_TASK TO COMPLETE:_ Repeat all of the material exactly as given.

_DATASET CONTENT:_
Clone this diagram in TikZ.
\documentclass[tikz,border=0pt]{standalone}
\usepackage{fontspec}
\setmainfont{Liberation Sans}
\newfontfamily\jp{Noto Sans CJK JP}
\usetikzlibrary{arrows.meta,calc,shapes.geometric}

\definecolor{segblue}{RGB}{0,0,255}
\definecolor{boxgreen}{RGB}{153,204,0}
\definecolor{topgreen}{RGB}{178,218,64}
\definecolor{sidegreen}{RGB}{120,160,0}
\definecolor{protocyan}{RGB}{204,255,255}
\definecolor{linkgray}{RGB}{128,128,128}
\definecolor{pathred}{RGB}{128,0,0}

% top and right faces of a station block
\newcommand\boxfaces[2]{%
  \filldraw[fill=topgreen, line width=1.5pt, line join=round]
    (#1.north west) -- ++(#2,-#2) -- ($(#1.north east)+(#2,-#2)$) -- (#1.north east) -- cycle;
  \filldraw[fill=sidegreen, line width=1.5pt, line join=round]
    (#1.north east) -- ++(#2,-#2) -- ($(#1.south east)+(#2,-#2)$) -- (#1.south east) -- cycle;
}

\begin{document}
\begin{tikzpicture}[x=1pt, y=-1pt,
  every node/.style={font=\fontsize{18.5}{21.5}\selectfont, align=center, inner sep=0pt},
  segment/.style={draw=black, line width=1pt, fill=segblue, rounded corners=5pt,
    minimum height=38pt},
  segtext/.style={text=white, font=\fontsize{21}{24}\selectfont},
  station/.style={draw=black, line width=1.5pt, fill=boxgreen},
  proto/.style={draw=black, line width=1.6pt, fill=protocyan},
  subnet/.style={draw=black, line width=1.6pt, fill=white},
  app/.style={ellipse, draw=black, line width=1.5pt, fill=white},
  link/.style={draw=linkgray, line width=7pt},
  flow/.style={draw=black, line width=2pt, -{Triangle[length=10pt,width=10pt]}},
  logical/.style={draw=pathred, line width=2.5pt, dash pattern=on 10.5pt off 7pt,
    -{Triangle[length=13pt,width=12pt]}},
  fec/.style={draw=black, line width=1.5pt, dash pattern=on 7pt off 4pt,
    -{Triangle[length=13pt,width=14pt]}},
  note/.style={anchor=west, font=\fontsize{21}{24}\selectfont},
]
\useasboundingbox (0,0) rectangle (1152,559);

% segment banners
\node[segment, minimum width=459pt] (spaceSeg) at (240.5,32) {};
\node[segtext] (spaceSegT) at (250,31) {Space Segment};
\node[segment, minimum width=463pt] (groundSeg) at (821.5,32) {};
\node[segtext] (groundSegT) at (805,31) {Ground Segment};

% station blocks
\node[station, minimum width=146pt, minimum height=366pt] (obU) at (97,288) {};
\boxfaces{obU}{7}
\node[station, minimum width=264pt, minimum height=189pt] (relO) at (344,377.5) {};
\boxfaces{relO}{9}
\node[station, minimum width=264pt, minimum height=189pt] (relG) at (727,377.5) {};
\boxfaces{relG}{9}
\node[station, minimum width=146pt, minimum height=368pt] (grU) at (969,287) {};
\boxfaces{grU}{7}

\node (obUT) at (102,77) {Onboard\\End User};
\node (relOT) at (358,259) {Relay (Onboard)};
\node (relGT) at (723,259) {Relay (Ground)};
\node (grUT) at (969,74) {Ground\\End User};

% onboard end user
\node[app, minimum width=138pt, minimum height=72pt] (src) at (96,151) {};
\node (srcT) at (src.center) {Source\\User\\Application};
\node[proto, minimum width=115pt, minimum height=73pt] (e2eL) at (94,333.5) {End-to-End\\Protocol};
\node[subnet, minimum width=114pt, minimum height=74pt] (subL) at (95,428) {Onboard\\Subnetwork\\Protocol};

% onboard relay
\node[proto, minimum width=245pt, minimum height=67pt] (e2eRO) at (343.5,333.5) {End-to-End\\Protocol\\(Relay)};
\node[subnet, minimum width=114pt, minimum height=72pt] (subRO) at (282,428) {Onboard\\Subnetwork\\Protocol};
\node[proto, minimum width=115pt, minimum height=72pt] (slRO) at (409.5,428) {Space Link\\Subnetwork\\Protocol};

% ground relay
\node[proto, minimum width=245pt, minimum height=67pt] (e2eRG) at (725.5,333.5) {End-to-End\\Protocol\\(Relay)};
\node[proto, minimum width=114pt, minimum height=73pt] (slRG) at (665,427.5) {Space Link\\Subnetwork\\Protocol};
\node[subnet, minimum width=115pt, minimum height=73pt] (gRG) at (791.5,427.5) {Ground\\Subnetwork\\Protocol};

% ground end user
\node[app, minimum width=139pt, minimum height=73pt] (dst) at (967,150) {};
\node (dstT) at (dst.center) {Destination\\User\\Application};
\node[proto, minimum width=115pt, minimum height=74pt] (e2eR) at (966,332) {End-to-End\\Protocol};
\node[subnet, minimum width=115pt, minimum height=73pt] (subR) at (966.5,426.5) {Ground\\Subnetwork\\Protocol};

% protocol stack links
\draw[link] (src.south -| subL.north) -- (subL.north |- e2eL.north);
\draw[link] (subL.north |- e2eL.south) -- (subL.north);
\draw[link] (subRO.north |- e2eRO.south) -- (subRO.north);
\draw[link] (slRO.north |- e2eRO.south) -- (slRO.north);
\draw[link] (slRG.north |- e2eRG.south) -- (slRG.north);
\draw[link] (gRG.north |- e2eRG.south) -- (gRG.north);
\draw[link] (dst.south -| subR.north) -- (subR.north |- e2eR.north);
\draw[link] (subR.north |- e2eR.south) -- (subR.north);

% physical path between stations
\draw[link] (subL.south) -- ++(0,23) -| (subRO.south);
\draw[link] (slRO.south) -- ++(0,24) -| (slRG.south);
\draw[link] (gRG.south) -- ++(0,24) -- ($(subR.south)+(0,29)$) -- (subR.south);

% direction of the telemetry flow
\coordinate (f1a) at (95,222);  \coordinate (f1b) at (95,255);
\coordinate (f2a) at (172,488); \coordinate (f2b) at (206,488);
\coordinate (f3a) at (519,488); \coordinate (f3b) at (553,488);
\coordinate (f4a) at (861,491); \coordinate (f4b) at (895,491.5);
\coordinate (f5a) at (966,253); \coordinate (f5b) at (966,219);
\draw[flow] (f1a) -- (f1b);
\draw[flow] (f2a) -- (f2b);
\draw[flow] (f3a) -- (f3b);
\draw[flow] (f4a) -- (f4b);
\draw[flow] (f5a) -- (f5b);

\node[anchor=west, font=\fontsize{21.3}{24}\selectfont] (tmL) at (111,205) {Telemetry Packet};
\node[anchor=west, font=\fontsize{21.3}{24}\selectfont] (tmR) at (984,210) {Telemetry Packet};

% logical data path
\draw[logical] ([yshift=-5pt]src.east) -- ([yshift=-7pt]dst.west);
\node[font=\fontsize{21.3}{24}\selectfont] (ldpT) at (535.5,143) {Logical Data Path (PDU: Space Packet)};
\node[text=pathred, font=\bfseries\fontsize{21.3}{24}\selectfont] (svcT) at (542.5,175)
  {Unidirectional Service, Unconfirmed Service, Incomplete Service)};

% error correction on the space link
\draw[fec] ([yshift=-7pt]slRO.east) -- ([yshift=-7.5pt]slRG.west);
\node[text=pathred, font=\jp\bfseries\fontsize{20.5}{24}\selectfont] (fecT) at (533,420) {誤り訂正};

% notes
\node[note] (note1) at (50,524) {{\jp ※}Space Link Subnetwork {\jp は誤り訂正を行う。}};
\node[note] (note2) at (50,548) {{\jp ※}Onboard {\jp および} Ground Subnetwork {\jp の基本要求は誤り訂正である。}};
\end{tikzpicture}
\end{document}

_CORRECT ANSWER:_
Clone this diagram in TikZ.
\documentclass[tikz,border=0pt]{standalone}
\usepackage{fontspec}
\setmainfont{Liberation Sans}
\newfontfamily\jp{Noto Sans CJK JP}
\usetikzlibrary{arrows.meta,calc,shapes.geometric}

\definecolor{segblue}{RGB}{0,0,255}
\definecolor{boxgreen}{RGB}{153,204,0}
\definecolor{topgreen}{RGB}{178,218,64}
\definecolor{sidegreen}{RGB}{120,160,0}
\definecolor{protocyan}{RGB}{204,255,255}
\definecolor{linkgray}{RGB}{128,128,128}
\definecolor{pathred}{RGB}{128,0,0}

% top and right faces of a station block
\newcommand\boxfaces[2]{%
  \filldraw[fill=topgreen, line width=1.5pt, line join=round]
    (#1.north west) -- ++(#2,-#2) -- ($(#1.north east)+(#2,-#2)$) -- (#1.north east) -- cycle;
  \filldraw[fill=sidegreen, line width=1.5pt, line join=round]
    (#1.north east) -- ++(#2,-#2) -- ($(#1.south east)+(#2,-#2)$) -- (#1.south east) -- cycle;
}

\begin{document}
\begin{tikzpicture}[x=1pt, y=-1pt,
  every node/.style={font=\fontsize{18.5}{21.5}\selectfont, align=center, inner sep=0pt},
  segment/.style={draw=black, line width=1pt, fill=segblue, rounded corners=5pt,
    minimum height=38pt},
  segtext/.style={text=white, font=\fontsize{21}{24}\selectfont},
  station/.style={draw=black, line width=1.5pt, fill=boxgreen},
  proto/.style={draw=black, line width=1.6pt, fill=protocyan},
  subnet/.style={draw=black, line width=1.6pt, fill=white},
  app/.style={ellipse, draw=black, line width=1.5pt, fill=white},
  link/.style={draw=linkgray, line width=7pt},
  flow/.style={draw=black, line width=2pt, -{Triangle[length=10pt,width=10pt]}},
  logical/.style={draw=pathred, line width=2.5pt, dash pattern=on 10.5pt off 7pt,
    -{Triangle[length=13pt,width=12pt]}},
  fec/.style={draw=black, line width=1.5pt, dash pattern=on 7pt off 4pt,
    -{Triangle[length=13pt,width=14pt]}},
  note/.style={anchor=west, font=\fontsize{21}{24}\selectfont},
]
\useasboundingbox (0,0) rectangle (1152,559);

% segment banners
\node[segment, minimum width=459pt] (spaceSeg) at (240.5,32) {};
\node[segtext] (spaceSegT) at (250,31) {Space Segment};
\node[segment, minimum width=463pt] (groundSeg) at (821.5,32) {};
\node[segtext] (groundSegT) at (805,31) {Ground Segment};

% station blocks
\node[station, minimum width=146pt, minimum height=366pt] (obU) at (97,288) {};
\boxfaces{obU}{7}
\node[station, minimum width=264pt, minimum height=189pt] (relO) at (344,377.5) {};
\boxfaces{relO}{9}
\node[station, minimum width=264pt, minimum height=189pt] (relG) at (727,377.5) {};
\boxfaces{relG}{9}
\node[station, minimum width=146pt, minimum height=368pt] (grU) at (969,287) {};
\boxfaces{grU}{7}

\node (obUT) at (102,77) {Onboard\\End User};
\node (relOT) at (358,259) {Relay (Onboard)};
\node (relGT) at (723,259) {Relay (Ground)};
\node (grUT) at (969,74) {Ground\\End User};

% onboard end user
\node[app, minimum width=138pt, minimum height=72pt] (src) at (96,151) {};
\node (srcT) at (src.center) {Source\\User\\Application};
\node[proto, minimum width=115pt, minimum height=73pt] (e2eL) at (94,333.5) {End-to-End\\Protocol};
\node[subnet, minimum width=114pt, minimum height=74pt] (subL) at (95,428) {Onboard\\Subnetwork\\Protocol};

% onboard relay
\node[proto, minimum width=245pt, minimum height=67pt] (e2eRO) at (343.5,333.5) {End-to-End\\Protocol\\(Relay)};
\node[subnet, minimum width=114pt, minimum height=72pt] (subRO) at (282,428) {Onboard\\Subnetwork\\Protocol};
\node[proto, minimum width=115pt, minimum height=72pt] (slRO) at (409.5,428) {Space Link\\Subnetwork\\Protocol};

% ground relay
\node[proto, minimum width=245pt, minimum height=67pt] (e2eRG) at (725.5,333.5) {End-to-End\\Protocol\\(Relay)};
\node[proto, minimum width=114pt, minimum height=73pt] (slRG) at (665,427.5) {Space Link\\Subnetwork\\Protocol};
\node[subnet, minimum width=115pt, minimum height=73pt] (gRG) at (791.5,427.5) {Ground\\Subnetwork\\Protocol};

% ground end user
\node[app, minimum width=139pt, minimum height=73pt] (dst) at (967,150) {};
\node (dstT) at (dst.center) {Destination\\User\\Application};
\node[proto, minimum width=115pt, minimum height=74pt] (e2eR) at (966,332) {End-to-End\\Protocol};
\node[subnet, minimum width=115pt, minimum height=73pt] (subR) at (966.5,426.5) {Ground\\Subnetwork\\Protocol};

% protocol stack links
\draw[link] (src.south -| subL.north) -- (subL.north |- e2eL.north);
\draw[link] (subL.north |- e2eL.south) -- (subL.north);
\draw[link] (subRO.north |- e2eRO.south) -- (subRO.north);
\draw[link] (slRO.north |- e2eRO.south) -- (slRO.north);
\draw[link] (slRG.north |- e2eRG.south) -- (slRG.north);
\draw[link] (gRG.north |- e2eRG.south) -- (gRG.north);
\draw[link] (dst.south -| subR.north) -- (subR.north |- e2eR.north);
\draw[link] (subR.north |- e2eR.south) -- (subR.north);

% physical path between stations
\draw[link] (subL.south) -- ++(0,23) -| (subRO.south);
\draw[link] (slRO.south) -- ++(0,24) -| (slRG.south);
\draw[link] (gRG.south) -- ++(0,24) -- ($(subR.south)+(0,29)$) -- (subR.south);

% direction of the telemetry flow
\coordinate (f1a) at (95,222);  \coordinate (f1b) at (95,255);
\coordinate (f2a) at (172,488); \coordinate (f2b) at (206,488);
\coordinate (f3a) at (519,488); \coordinate (f3b) at (553,488);
\coordinate (f4a) at (861,491); \coordinate (f4b) at (895,491.5);
\coordinate (f5a) at (966,253); \coordinate (f5b) at (966,219);
\draw[flow] (f1a) -- (f1b);
\draw[flow] (f2a) -- (f2b);
\draw[flow] (f3a) -- (f3b);
\draw[flow] (f4a) -- (f4b);
\draw[flow] (f5a) -- (f5b);

\node[anchor=west, font=\fontsize{21.3}{24}\selectfont] (tmL) at (111,205) {Telemetry Packet};
\node[anchor=west, font=\fontsize{21.3}{24}\selectfont] (tmR) at (984,210) {Telemetry Packet};

% logical data path
\draw[logical] ([yshift=-5pt]src.east) -- ([yshift=-7pt]dst.west);
\node[font=\fontsize{21.3}{24}\selectfont] (ldpT) at (535.5,143) {Logical Data Path (PDU: Space Packet)};
\node[text=pathred, font=\bfseries\fontsize{21.3}{24}\selectfont] (svcT) at (542.5,175)
  {Unidirectional Service, Unconfirmed Service, Incomplete Service)};

% error correction on the space link
\draw[fec] ([yshift=-7pt]slRO.east) -- ([yshift=-7.5pt]slRG.west);
\node[text=pathred, font=\jp\bfseries\fontsize{20.5}{24}\selectfont] (fecT) at (533,420) {誤り訂正};

% notes
\node[note] (note1) at (50,524) {{\jp ※}Space Link Subnetwork {\jp は誤り訂正を行う。}};
\node[note] (note2) at (50,548) {{\jp ※}Onboard {\jp および} Ground Subnetwork {\jp の基本要求は誤り訂正である。}};
\end{tikzpicture}
\end{document}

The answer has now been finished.